Prototype Testing and Performance Evaluation
A physical prototype was manufactured using 3D printing and machined aluminum parts. Rigorous tests were conducted to evaluate the end effector’s performance in two key areas: cutting success rate and clamping reliability.
Cutting Success Tests: Two test scenarios were designed. First, stems of varying diameters (2.5 mm to 4.0 mm) were presented in a centered position. Second, stems of fixed diameter were presented at different off-center angles (0° to 30°) to simulate imperfect positioning by the vision/robotic arm system. The results are summarized below:
| Test Scenario | Parameter | Success Rate |
|---|---|---|
| Variable Stem Diameter (Centered) | 2.5 mm | 100% |
| 3.0 mm | 100% | |
| 3.5 mm | 100% | |
| 4.0 mm | 98% | |
| Fixed Stem Diameter, Variable Angle | 2.5 mm stem, 0°-20° | 100% |
| 2.5 mm stem, 30° | 98% | |
| 3.5 mm stem, 0°-10° | 100% | |
| 3.5 mm stem, 20°-30° | 95% avg. |
Clamping Stability Test: The clamping fingers successfully held navel oranges of various sizes (70-90 mm diameter) securely during the cutting action without any instances of dropping or slippage, achieving a 100% stability rate in controlled tests.

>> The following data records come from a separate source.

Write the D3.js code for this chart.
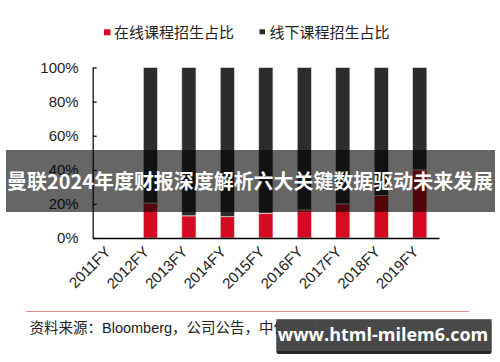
<!DOCTYPE html>
<html>
<head>
<meta charset="utf-8">
<script src="https://cdn.jsdelivr.net/npm/d3@7"></script>
<style>
  html, body { margin: 0; padding: 0; background: #fff; }
  svg { display: block; }
</style>
</head>
<body>
<svg id="chart" width="500" height="362"></svg>
<script>
// values (percent of intake)
const years = ["2011FY", "2012FY", "2013FY", "2014FY", "2015FY", "2016FY", "2017FY", "2018FY", "2019FY"];
const online = [null, 20.5, 13, 12.5, 14.5, 16.5, 20, 25, 40];
const offline = [null, 79.5, 87, 87.5, 85.5, 83.5, 80, 75, 60];
const yTicks = [0, 20, 40, 60, 80, 100];
const legendNames = ["在线课程招生占比", "线下课程招生占比"];
const colors = ["#d60a20", "#2c2c2c"];

const latin = "'Liberation Sans', Arial, 'Noto Sans CJK SC', sans-serif";
const cjk = "'Noto Sans CJK SC', 'Liberation Sans', sans-serif";

const svg = d3.select("#chart");

const x = d3.scaleBand()
  .domain(years)
  .range([92.7, 439])
  .paddingInner(0.63)
  .paddingOuter(0.315);
const y = d3.scaleLinear().domain([0, 100]).range([238, 67.5]);

// stacked bars
const rows = years.map((yr, i) => ({ year: yr, online: online[i], offline: offline[i] }))
  .filter(d => d.online != null);
const series = d3.stack().keys(["online", "offline"])(rows);

svg.append("g")
  .selectAll("g")
  .data(series)
  .join("g")
    .attr("fill", (d, i) => colors[i])
  .selectAll("rect")
  .data(d => d)
  .join("rect")
    .attr("x", d => x(d.data.year))
    .attr("width", x.bandwidth())
    .attr("y", d => y(d[1]))
    .attr("height", d => y(d[0]) - y(d[1]))
    .attr("stroke", "#e2e2e2")
    .attr("stroke-width", 0.7);

// y axis
const yAxis = svg.append("g")
  .attr("transform", "translate(92.7,0)")
  .call(d3.axisLeft(y).tickValues(yTicks).tickFormat(d => d + "%").tickSizeInner(-4).tickSizeOuter(0).tickPadding(14));
yAxis.select(".domain").attr("stroke", "#000").attr("stroke-width", 1.2);
yAxis.selectAll(".tick line").attr("stroke", "#000").attr("stroke-width", 1.2);
yAxis.selectAll("text")
  .attr("font-family", latin)
  .attr("font-size", 15)
  .attr("fill", "#222");

// x axis, labels slanted up to the right and ending under the bar
const xAxis = svg.append("g")
  .attr("transform", "translate(0,238)")
  .call(d3.axisBottom(x).tickSize(0).tickPadding(0));
xAxis.select(".domain").attr("stroke", "#000").attr("stroke-width", 1.6);
xAxis.selectAll("text")
  .attr("font-family", latin)
  .attr("font-size", 15)
  .attr("fill", "#222")
  .attr("text-anchor", "end")
  .attr("x", 0).attr("y", 0)
  .attr("dy", "0.35em")
  .attr("transform", "translate(-4,11) rotate(-45)");

// legend
const legend = svg.append("g")
  .attr("font-family", cjk)
  .attr("font-size", 15)
  .attr("fill", "#222");
const legendX = [104, 259.5];
legendNames.forEach((name, i) => {
  const g = legend.append("g").attr("transform", `translate(${legendX[i]},0)`);
  g.append("rect")
    .attr("x", 0).attr("y", 29.3)
    .attr("width", i === 0 ? 6.5 : 5.5).attr("height", i === 0 ? 6 : 5)
    .attr("fill", colors[i]);
  g.append("text")
    .attr("x", 10).attr("y", 37.8)
    .text(name);
});

// footer
svg.append("line")
  .attr("x1", 26).attr("x2", 469)
  .attr("y1", 311.5).attr("y2", 311.5)
  .attr("stroke", "#e98a8f")
  .attr("stroke-width", 1);
svg.append("text")
  .attr("x", 29.5).attr("y", 333)
  .attr("font-family", latin)
  .attr("font-size", 14.5)
  .attr("fill", "#222")
  .text("资料来源：Bloomberg，公司公告，中信证券研究部");

// title banner overlay
svg.append("rect")
  .attr("x", 6).attr("y", 150)
  .attr("width", 489).attr("height", 62)
  .attr("fill", "rgba(0,0,0,0.6)");
svg.append("text")
  .attr("x", 7).attr("y", 189)
  .attr("font-family", cjk)
  .attr("font-weight", "bold")
  .attr("font-size", 20.5)
  .attr("textLength", 486)
  .attr("lengthAdjust", "spacingAndGlyphs")
  .attr("fill", "#fff")
  .text("曼联2024年度财报深度解析六大关键数据驱动未来发展");

// watermark
svg.append("rect")
  .attr("x", 276.5).attr("y", 320)
  .attr("width", 215).attr("height", 34)
  .attr("rx", 2)
  .attr("fill", "rgba(0,0,0,0.85)");
svg.append("rect")
  .attr("x", 276.5).attr("y", 319)
  .attr("width", 215).attr("height", 32)
  .attr("fill", "rgba(80,80,80,0.85)");
svg.append("text")
  .attr("x", 383).attr("y", 341)
  .attr("text-anchor", "middle")
  .attr("font-family", "'Open Sans', 'DejaVu Sans', sans-serif")
  .attr("font-weight", "bold")
  .attr("font-size", 18)
  .attr("fill", "#fff")
  .text("www.html-milem6.com");
</script>
</body>
</html>
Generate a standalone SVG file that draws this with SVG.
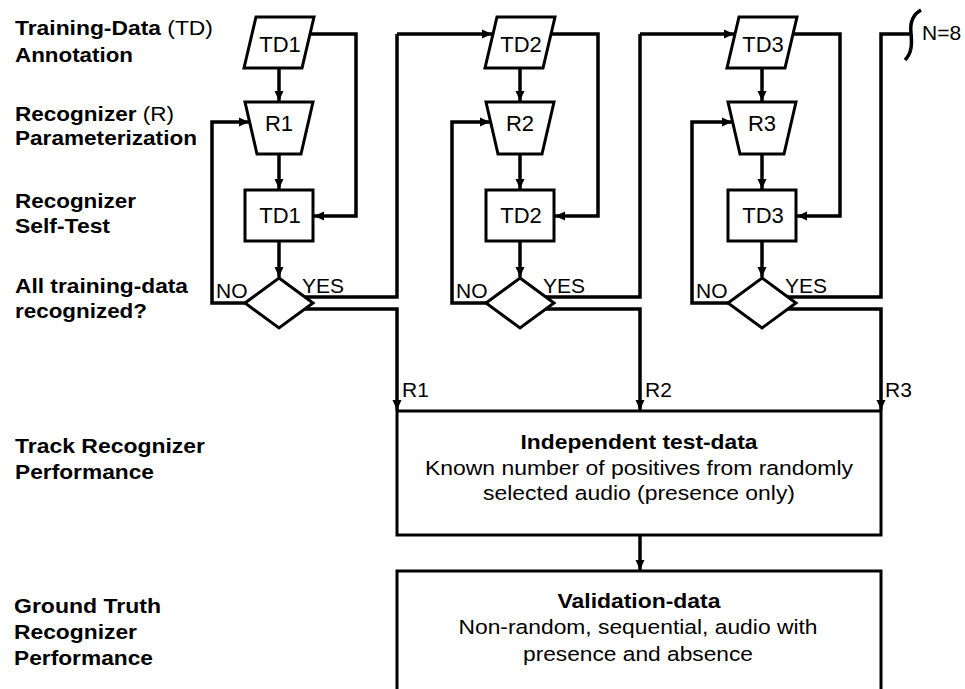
<svg xmlns="http://www.w3.org/2000/svg" width="965" height="689" viewBox="0 0 965 689">
<defs>
<marker id="ah" markerUnits="userSpaceOnUse" markerWidth="11" markerHeight="10" refX="10" refY="5" orient="auto">
<path d="M0,0.5 L10,5 L0,9.5 z" fill="#000"/>
</marker>
<style>
.s{fill:#fff;stroke:#000;stroke-width:3;stroke-linejoin:miter}
.c{fill:none;stroke:#000;stroke-width:3.5;stroke-linejoin:miter;marker-end:url(#ah)}
.l{fill:none;stroke:#000;stroke-width:3.5;stroke-linejoin:miter}
.t{font-family:"Liberation Sans",Arial,sans-serif;font-size:22px;fill:#000}
.lb{font-family:"Liberation Sans",Arial,sans-serif;font-size:20.5px;font-weight:bold;fill:#000}
.n{font-weight:normal}
.bx{font-family:"Liberation Sans",Arial,sans-serif;font-size:20.5px;fill:#000;text-anchor:middle}
.m{text-anchor:middle}
</style>
</defs>
<rect width="965" height="689" fill="#fff"/>

<g id="labels">
<text class="lb" x="15" y="35" textLength="198" lengthAdjust="spacingAndGlyphs">Training-Data <tspan class="n">(TD)</tspan></text>
<text class="lb" x="15" y="62" textLength="118" lengthAdjust="spacingAndGlyphs">Annotation</text>
<text class="lb" x="15" y="121" textLength="159" lengthAdjust="spacingAndGlyphs">Recognizer <tspan class="n">(R)</tspan></text>
<text class="lb" x="15" y="145" textLength="182" lengthAdjust="spacingAndGlyphs">Parameterization</text>
<text class="lb" x="15" y="208" textLength="121" lengthAdjust="spacingAndGlyphs">Recognizer</text>
<text class="lb" x="15" y="233" textLength="95" lengthAdjust="spacingAndGlyphs">Self-Test</text>
<text class="lb" x="15" y="293" textLength="173" lengthAdjust="spacingAndGlyphs">All training-data</text>
<text class="lb" x="15" y="318" textLength="132" lengthAdjust="spacingAndGlyphs">recognized?</text>
<text class="lb" x="15" y="453" textLength="190" lengthAdjust="spacingAndGlyphs">Track Recognizer</text>
<text class="lb" x="15" y="479" textLength="139" lengthAdjust="spacingAndGlyphs">Performance</text>
<text class="lb" x="14" y="613" textLength="147" lengthAdjust="spacingAndGlyphs">Ground Truth</text>
<text class="lb" x="14" y="639" textLength="123" lengthAdjust="spacingAndGlyphs">Recognizer</text>
<text class="lb" x="14" y="665" textLength="139" lengthAdjust="spacingAndGlyphs">Performance</text>
</g>

<g id="connectors">
<!-- column 1 (cx=279) -->
<path class="c" d="M279,68 V101"/>
<path class="c" d="M279,154 V189"/>
<path class="c" d="M279,241 V277"/>
<path class="c" d="M310,34 H356 V216 H314"/>
<path class="c" d="M245,303 H212 V122 H249"/>
<path class="l" d="M305,297 H397 V34"/>
<path class="c" d="M397,34 H492"/>
<path class="c" d="M305,309 H397 V410"/>
<!-- column 2 (cx=520) -->
<path class="c" d="M520,68 V101"/>
<path class="c" d="M520,154 V189"/>
<path class="c" d="M520,241 V277"/>
<path class="c" d="M551,34 H598 V216 H555"/>
<path class="c" d="M486,303 H452 V122 H490"/>
<path class="l" d="M546,297 H640 V34"/>
<path class="c" d="M640,34 H734"/>
<path class="c" d="M546,309 H640 V410"/>
<!-- column 3 (cx=762) -->
<path class="c" d="M762,68 V101"/>
<path class="c" d="M762,154 V189"/>
<path class="c" d="M762,241 V277"/>
<path class="c" d="M793,34 H840 V216 H797"/>
<path class="c" d="M728,303 H692 V122 H732"/>
<path class="l" d="M788,297 H881 V34 H911"/>
<path class="c" d="M788,309 H881 V410"/>
<path class="l" d="M921,10 C912,15 910,24 911,33 C912,44 912,53 905,60"/>
<!-- between main boxes -->
<path class="c" d="M640,535 V570"/>
</g>

<g id="td1">
<polygon class="s" points="256,17 314,17 302,68 244,68"/>
<text class="t m" x="280" y="52">TD1</text>
</g>
<g id="r1">
<polygon class="s" points="245,102 313,102 301,154 257,154"/>
<text class="t m" x="279" y="131">R1</text>
</g>
<g id="test1">
<rect class="s" x="245" y="190" width="68" height="51"/>
<text class="t m" x="280" y="223">TD1</text>
</g>
<g id="dec1">
<polygon class="s" points="279,278 313,303 279,328 245,303"/>
<text class="t" x="216" y="298" style="font-size:21px">NO</text>
<text class="t" x="302" y="293" style="font-size:21px">YES</text>
</g>

<g id="td2">
<polygon class="s" points="497,17 555,17 543,68 485,68"/>
<text class="t m" x="521" y="52">TD2</text>
</g>
<g id="r2">
<polygon class="s" points="486,102 554,102 542,154 498,154"/>
<text class="t m" x="520" y="131">R2</text>
</g>
<g id="test2">
<rect class="s" x="486" y="190" width="68" height="51"/>
<text class="t m" x="521" y="223">TD2</text>
</g>
<g id="dec2">
<polygon class="s" points="520,278 554,303 520,328 486,303"/>
<text class="t" x="456" y="298" style="font-size:21px">NO</text>
<text class="t" x="543" y="293" style="font-size:21px">YES</text>
</g>

<g id="td3">
<polygon class="s" points="739,17 797,17 785,68 727,68"/>
<text class="t m" x="763" y="52">TD3</text>
</g>
<g id="r3">
<polygon class="s" points="728,102 796,102 784,154 740,154"/>
<text class="t m" x="762" y="131">R3</text>
</g>
<g id="test3">
<rect class="s" x="728" y="190" width="68" height="51"/>
<text class="t m" x="763" y="223">TD3</text>
</g>
<g id="dec3">
<polygon class="s" points="762,278 796,303 762,328 728,303"/>
<text class="t" x="696" y="298" style="font-size:21px">NO</text>
<text class="t" x="785" y="293" style="font-size:21px">YES</text>
</g>

<g id="n8">
<text class="t" x="922" y="40" style="font-size:21px">N=8</text>
</g>

<g id="rlabels">
<text class="t" x="402" y="397" style="font-size:21px">R1</text>
<text class="t" x="645" y="397" style="font-size:21px">R2</text>
<text class="t" x="885" y="397" style="font-size:21px">R3</text>
</g>

<g id="independent">
<rect class="s" x="397" y="411" width="484" height="124"/>
<text class="bx" x="639" y="449" font-weight="bold" textLength="237" lengthAdjust="spacingAndGlyphs">Independent test-data</text>
<text class="bx" x="639" y="475" textLength="428" lengthAdjust="spacingAndGlyphs">Known number of positives from randomly</text>
<text class="bx" x="639" y="500" textLength="312" lengthAdjust="spacingAndGlyphs">selected audio (presence only)</text>
</g>

<g id="validation">
<rect class="s" x="397" y="571" width="484" height="140"/>
<text class="bx" x="639" y="608" font-weight="bold" textLength="163" lengthAdjust="spacingAndGlyphs">Validation-data</text>
<text class="bx" x="638" y="634" textLength="359" lengthAdjust="spacingAndGlyphs">Non-random, sequential, audio with</text>
<text class="bx" x="638" y="661" textLength="230" lengthAdjust="spacingAndGlyphs">presence and absence</text>
</g>
</svg>
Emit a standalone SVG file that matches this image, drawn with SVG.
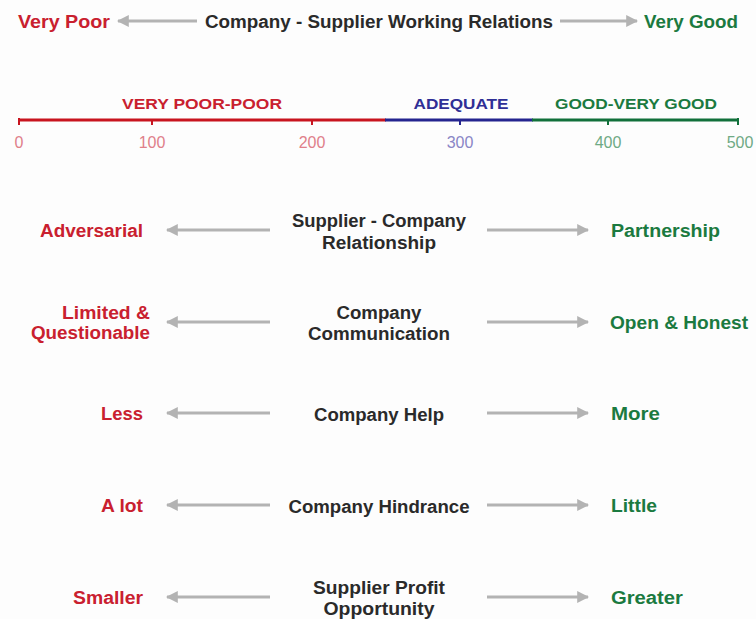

The overall harvesting success rate, factoring in both cutting and clamping performance under realistic conditions (including off-center stems), was calculated to be 95%. The average time for a complete harvest cycle—from finger initiation to retraction after fruit drop—was measured at 4.3 seconds.
Conclusion
This work presents the successful development of a novel, underactuated, shearing-clamping integrated end effector for robotic navel orange harvesting. The design effectively addresses key challenges in agricultural robotics by combining grasping and cutting into a single, compact, and sequentially controlled mechanism. The use of underactuation simplifies control and improves robustness. Key achievements include:
- The creation of a dual-layer, three-finger end effector where one layer provides adaptive clamping and the other delivers precise, integrated cutting via rocker-slider mechanisms.
- The comprehensive mechanical modeling and FEA that verified structural integrity and ensured the cutting blades would operate without interference under load.
- Kinematic simulation that confirmed the correct, non-colliding sequence of operations from a single actuator input.
- Experimental validation with a physical prototype demonstrating a high overall harvesting success rate of 95% and a fast cycle time of 4.3 seconds per fruit.
This end effector design demonstrates a viable and efficient solution for navel orange harvesting. Its compact and integrated nature also suggests potential applicability for harvesting other similarly sized tree-borne fruits, contributing to the advancement of efficient and automated agricultural systems.